▶ Problem statement: Can you write out all the lines word for word, with no pictures?

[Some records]
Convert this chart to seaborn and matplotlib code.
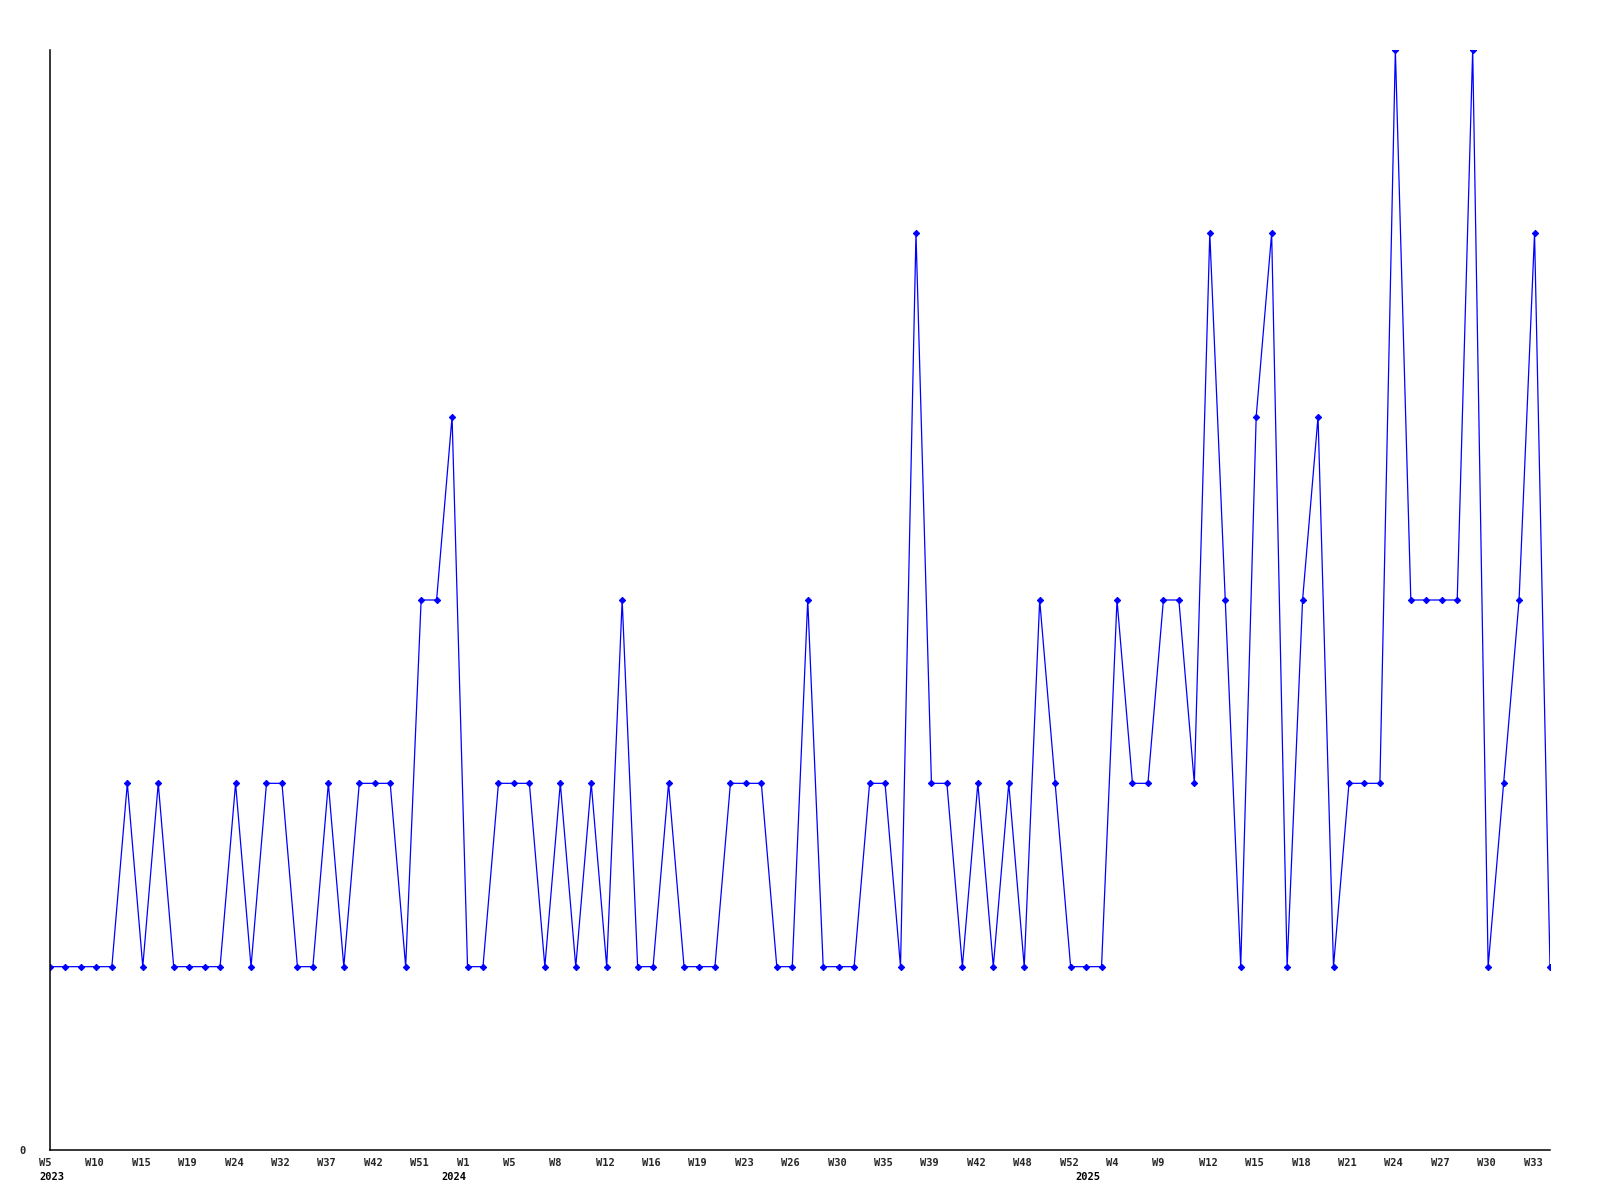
import matplotlib
matplotlib.use("Agg")
import matplotlib.pyplot as plt
import matplotlib.transforms as mtransforms
import seaborn as sns
import pandas as pd

# Weekly counts (one point per reported week)
values = [1, 1, 1, 1, 1, 2, 1, 2, 1, 1, 1, 1, 2, 1, 2, 2, 1, 1, 2, 1,
          2, 2, 2, 1, 3, 3, 4, 1, 1, 2, 2, 2, 1, 2, 1, 2, 1, 3, 1, 1,
          2, 1, 1, 1, 2, 2, 2, 1, 1, 3, 1, 1, 1, 2, 2, 1, 5, 2, 2, 1,
          2, 1, 2, 1, 3, 2, 1, 1, 1, 3, 2, 2, 3, 3, 2, 5, 3, 1, 4, 5,
          1, 3, 4, 1, 2, 2, 2, 6, 3, 3, 3, 3, 6, 1, 2, 3, 5, 1]

# Week tick labels shown every third point
tick_weeks = ["W5", "W10", "W15", "W19", "W24", "W32", "W37", "W42", "W51",
              "W1", "W5", "W8", "W12", "W16", "W19", "W23", "W26", "W30",
              "W35", "W39", "W42", "W48", "W52", "W4", "W9", "W12", "W15",
              "W18", "W21", "W24", "W27", "W30", "W33"]
# Year labels and the point index where each year starts
year_labels = ["2023", "2024", "2025"]
year_index = [0, 26, 67]

df = pd.DataFrame({"idx": range(len(values)), "count": values})

sns.set_theme(style="white")
plt.rcParams["font.family"] = ["DejaVu Sans Mono"]

fig = plt.figure(figsize=(16, 12), dpi=100)
ax = fig.add_axes([50 / 1600, 50 / 1200, 1500 / 1600, 1100 / 1200])

sns.lineplot(data=df, x="idx", y="count", ax=ax, color="#0000ff",
             linewidth=0.9, marker="D", markersize=3.2,
             markeredgecolor="#0000ff", markerfacecolor="#0000ff")

ax.set_xlim(0, len(values) - 1)
ax.set_ylim(0, 6)

for s in ["top", "right"]:
    ax.spines[s].set_visible(False)
for s in ["left", "bottom"]:
    ax.spines[s].set_color("black")
    ax.spines[s].set_linewidth(1.1)

ax.set_xticks(list(range(0, len(values), 3))[:len(tick_weeks)])
ax.set_xticklabels(tick_weeks, fontsize=7.5, fontweight="bold",
                   ha="left", va="top")
ax.set_yticks([0])
ax.set_yticklabels(["0"], fontsize=7.5, fontweight="bold")
ax.tick_params(axis="x", length=0, pad=6)
ax.tick_params(axis="y", length=0, pad=17.5)

off = mtransforms.ScaledTranslation(-11 / 100, 0, fig.dpi_scale_trans)
for t in ax.get_xticklabels():
    t.set_transform(t.get_transform() + off)

ytrans = mtransforms.blended_transform_factory(ax.transData, ax.transAxes)
yoff = mtransforms.ScaledTranslation(-11 / 100, -26.5 / 100, fig.dpi_scale_trans)
for lab, xi in zip(year_labels, year_index):
    ax.text(xi, 0, lab, transform=ytrans + yoff, ha="left", va="center",
            fontsize=7.5, fontweight="bold", color="black", clip_on=False)

ax.set_xlabel("")
ax.set_ylabel("")
ax.grid(False)

fig.savefig("out.png", dpi=100)
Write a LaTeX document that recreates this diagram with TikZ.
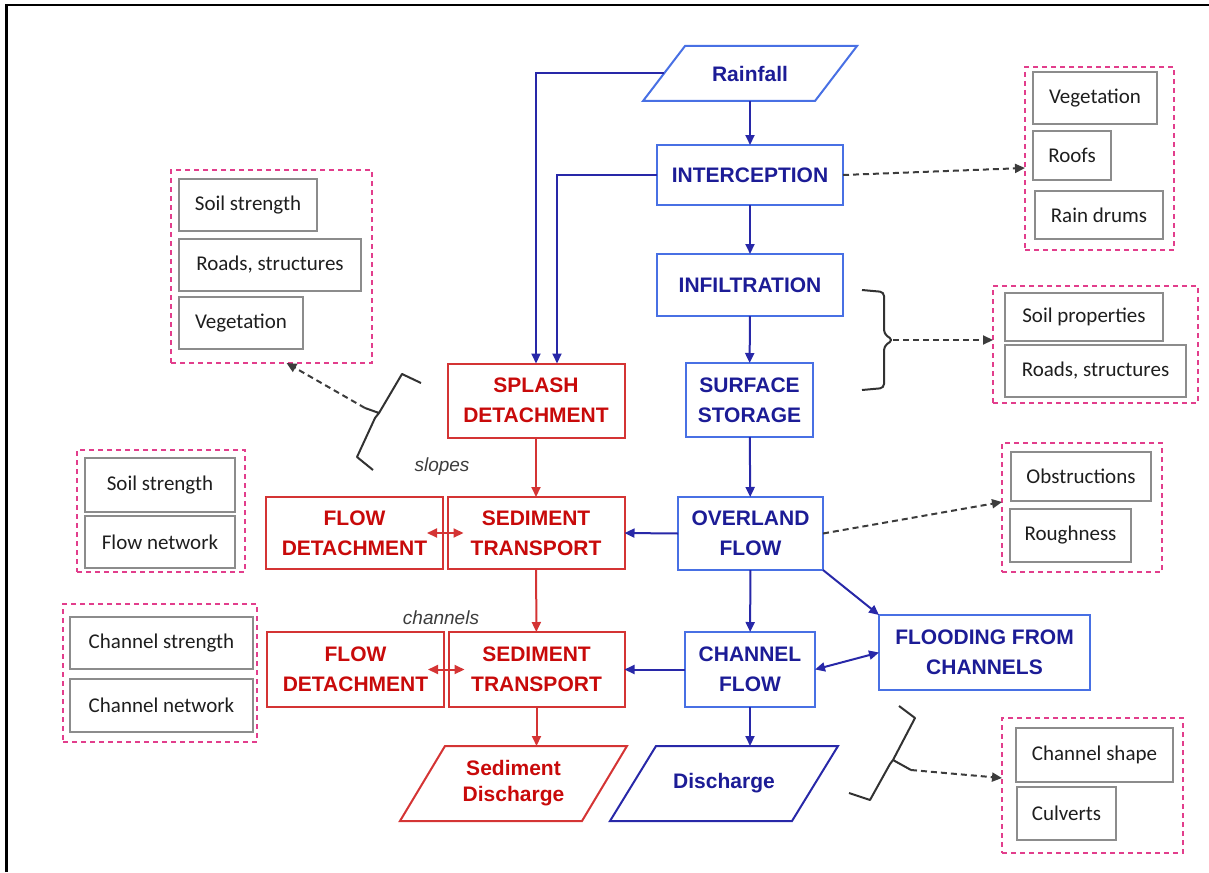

▶ Complete answer:
Convert this chart to seaborn and matplotlib code.
import matplotlib
matplotlib.use("Agg")
import matplotlib.pyplot as plt
import matplotlib.transforms as mtransforms
import seaborn as sns
import pandas as pd

# Weekly counts (one point per reported week)
values = [1, 1, 1, 1, 1, 2, 1, 2, 1, 1, 1, 1, 2, 1, 2, 2, 1, 1, 2, 1,
          2, 2, 2, 1, 3, 3, 4, 1, 1, 2, 2, 2, 1, 2, 1, 2, 1, 3, 1, 1,
          2, 1, 1, 1, 2, 2, 2, 1, 1, 3, 1, 1, 1, 2, 2, 1, 5, 2, 2, 1,
          2, 1, 2, 1, 3, 2, 1, 1, 1, 3, 2, 2, 3, 3, 2, 5, 3, 1, 4, 5,
          1, 3, 4, 1, 2, 2, 2, 6, 3, 3, 3, 3, 6, 1, 2, 3, 5, 1]

# Week tick labels shown every third point
tick_weeks = ["W5", "W10", "W15", "W19", "W24", "W32", "W37", "W42", "W51",
              "W1", "W5", "W8", "W12", "W16", "W19", "W23", "W26", "W30",
              "W35", "W39", "W42", "W48", "W52", "W4", "W9", "W12", "W15",
              "W18", "W21", "W24", "W27", "W30", "W33"]
# Year labels and the point index where each year starts
year_labels = ["2023", "2024", "2025"]
year_index = [0, 26, 67]

df = pd.DataFrame({"idx": range(len(values)), "count": values})

sns.set_theme(style="white")
plt.rcParams["font.family"] = ["DejaVu Sans Mono"]

fig = plt.figure(figsize=(16, 12), dpi=100)
ax = fig.add_axes([50 / 1600, 50 / 1200, 1500 / 1600, 1100 / 1200])

sns.lineplot(data=df, x="idx", y="count", ax=ax, color="#0000ff",
             linewidth=0.9, marker="D", markersize=3.2,
             markeredgecolor="#0000ff", markerfacecolor="#0000ff")

ax.set_xlim(0, len(values) - 1)
ax.set_ylim(0, 6)

for s in ["top", "right"]:
    ax.spines[s].set_visible(False)
for s in ["left", "bottom"]:
    ax.spines[s].set_color("black")
    ax.spines[s].set_linewidth(1.1)

ax.set_xticks(list(range(0, len(values), 3))[:len(tick_weeks)])
ax.set_xticklabels(tick_weeks, fontsize=7.5, fontweight="bold",
                   ha="left", va="top")
ax.set_yticks([0])
ax.set_yticklabels(["0"], fontsize=7.5, fontweight="bold")
ax.tick_params(axis="x", length=0, pad=6)
ax.tick_params(axis="y", length=0, pad=17.5)

off = mtransforms.ScaledTranslation(-11 / 100, 0, fig.dpi_scale_trans)
for t in ax.get_xticklabels():
    t.set_transform(t.get_transform() + off)

ytrans = mtransforms.blended_transform_factory(ax.transData, ax.transAxes)
yoff = mtransforms.ScaledTranslation(-11 / 100, -26.5 / 100, fig.dpi_scale_trans)
for lab, xi in zip(year_labels, year_index):
    ax.text(xi, 0, lab, transform=ytrans + yoff, ha="left", va="center",
            fontsize=7.5, fontweight="bold", color="black", clip_on=False)

ax.set_xlabel("")
ax.set_ylabel("")
ax.grid(False)

fig.savefig("out.png", dpi=100)
Write a LaTeX document that recreates this diagram with TikZ.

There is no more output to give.